## Start

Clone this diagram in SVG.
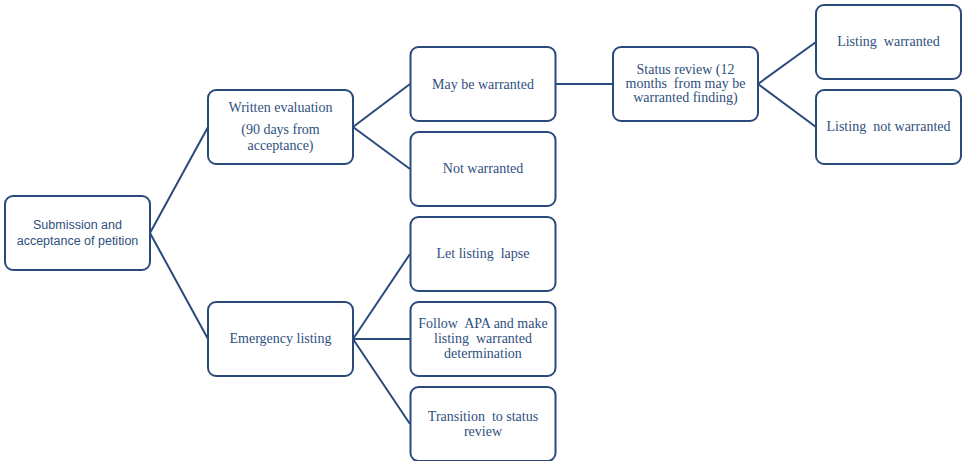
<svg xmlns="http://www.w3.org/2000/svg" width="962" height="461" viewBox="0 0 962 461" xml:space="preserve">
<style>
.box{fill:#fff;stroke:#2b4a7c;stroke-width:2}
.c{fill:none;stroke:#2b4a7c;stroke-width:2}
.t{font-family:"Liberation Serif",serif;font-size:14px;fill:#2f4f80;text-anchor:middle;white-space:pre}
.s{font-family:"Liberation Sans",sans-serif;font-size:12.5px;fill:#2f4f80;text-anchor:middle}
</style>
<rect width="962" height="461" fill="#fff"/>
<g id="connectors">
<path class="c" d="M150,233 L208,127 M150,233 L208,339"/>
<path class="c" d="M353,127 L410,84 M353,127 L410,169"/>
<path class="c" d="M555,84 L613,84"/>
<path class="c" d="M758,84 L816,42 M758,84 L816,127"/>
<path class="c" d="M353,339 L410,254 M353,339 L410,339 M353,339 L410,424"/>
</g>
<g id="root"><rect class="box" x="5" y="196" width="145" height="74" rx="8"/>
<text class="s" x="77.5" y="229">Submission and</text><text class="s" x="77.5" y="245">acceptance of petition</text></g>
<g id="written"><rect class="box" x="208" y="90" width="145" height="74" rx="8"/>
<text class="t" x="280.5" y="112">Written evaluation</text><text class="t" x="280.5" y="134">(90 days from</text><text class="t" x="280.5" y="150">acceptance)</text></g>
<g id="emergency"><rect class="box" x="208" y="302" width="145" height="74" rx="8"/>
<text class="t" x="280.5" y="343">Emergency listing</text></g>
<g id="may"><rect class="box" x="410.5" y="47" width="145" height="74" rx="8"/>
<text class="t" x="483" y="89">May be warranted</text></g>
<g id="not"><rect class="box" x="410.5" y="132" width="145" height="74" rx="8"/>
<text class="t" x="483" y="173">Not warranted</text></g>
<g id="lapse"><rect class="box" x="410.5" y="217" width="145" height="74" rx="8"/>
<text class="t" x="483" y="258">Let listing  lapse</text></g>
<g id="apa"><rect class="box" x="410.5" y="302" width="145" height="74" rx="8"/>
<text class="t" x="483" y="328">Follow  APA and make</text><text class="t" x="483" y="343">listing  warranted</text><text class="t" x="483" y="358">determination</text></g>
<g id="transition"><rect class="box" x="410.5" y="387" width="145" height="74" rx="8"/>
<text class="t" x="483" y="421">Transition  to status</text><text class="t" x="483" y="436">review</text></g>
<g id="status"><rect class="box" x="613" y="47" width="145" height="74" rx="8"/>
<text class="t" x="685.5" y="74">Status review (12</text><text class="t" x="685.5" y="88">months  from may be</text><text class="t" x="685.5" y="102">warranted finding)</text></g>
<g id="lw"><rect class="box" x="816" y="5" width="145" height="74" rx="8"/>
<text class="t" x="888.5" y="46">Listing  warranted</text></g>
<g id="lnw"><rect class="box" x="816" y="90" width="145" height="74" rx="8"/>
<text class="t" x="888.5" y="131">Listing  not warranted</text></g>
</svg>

## End

Retype everything in the material word for word, minus pictures.

Clone this diagram in SVG.
<svg xmlns="http://www.w3.org/2000/svg" width="962" height="461" viewBox="0 0 962 461" xml:space="preserve">
<style>
.box{fill:#fff;stroke:#2b4a7c;stroke-width:2}
.c{fill:none;stroke:#2b4a7c;stroke-width:2}
.t{font-family:"Liberation Serif",serif;font-size:14px;fill:#2f4f80;text-anchor:middle;white-space:pre}
.s{font-family:"Liberation Sans",sans-serif;font-size:12.5px;fill:#2f4f80;text-anchor:middle}
</style>
<rect width="962" height="461" fill="#fff"/>
<g id="connectors">
<path class="c" d="M150,233 L208,127 M150,233 L208,339"/>
<path class="c" d="M353,127 L410,84 M353,127 L410,169"/>
<path class="c" d="M555,84 L613,84"/>
<path class="c" d="M758,84 L816,42 M758,84 L816,127"/>
<path class="c" d="M353,339 L410,254 M353,339 L410,339 M353,339 L410,424"/>
</g>
<g id="root"><rect class="box" x="5" y="196" width="145" height="74" rx="8"/>
<text class="s" x="77.5" y="229">Submission and</text><text class="s" x="77.5" y="245">acceptance of petition</text></g>
<g id="written"><rect class="box" x="208" y="90" width="145" height="74" rx="8"/>
<text class="t" x="280.5" y="112">Written evaluation</text><text class="t" x="280.5" y="134">(90 days from</text><text class="t" x="280.5" y="150">acceptance)</text></g>
<g id="emergency"><rect class="box" x="208" y="302" width="145" height="74" rx="8"/>
<text class="t" x="280.5" y="343">Emergency listing</text></g>
<g id="may"><rect class="box" x="410.5" y="47" width="145" height="74" rx="8"/>
<text class="t" x="483" y="89">May be warranted</text></g>
<g id="not"><rect class="box" x="410.5" y="132" width="145" height="74" rx="8"/>
<text class="t" x="483" y="173">Not warranted</text></g>
<g id="lapse"><rect class="box" x="410.5" y="217" width="145" height="74" rx="8"/>
<text class="t" x="483" y="258">Let listing  lapse</text></g>
<g id="apa"><rect class="box" x="410.5" y="302" width="145" height="74" rx="8"/>
<text class="t" x="483" y="328">Follow  APA and make</text><text class="t" x="483" y="343">listing  warranted</text><text class="t" x="483" y="358">determination</text></g>
<g id="transition"><rect class="box" x="410.5" y="387" width="145" height="74" rx="8"/>
<text class="t" x="483" y="421">Transition  to status</text><text class="t" x="483" y="436">review</text></g>
<g id="status"><rect class="box" x="613" y="47" width="145" height="74" rx="8"/>
<text class="t" x="685.5" y="74">Status review (12</text><text class="t" x="685.5" y="88">months  from may be</text><text class="t" x="685.5" y="102">warranted finding)</text></g>
<g id="lw"><rect class="box" x="816" y="5" width="145" height="74" rx="8"/>
<text class="t" x="888.5" y="46">Listing  warranted</text></g>
<g id="lnw"><rect class="box" x="816" y="90" width="145" height="74" rx="8"/>
<text class="t" x="888.5" y="131">Listing  not warranted</text></g>
</svg>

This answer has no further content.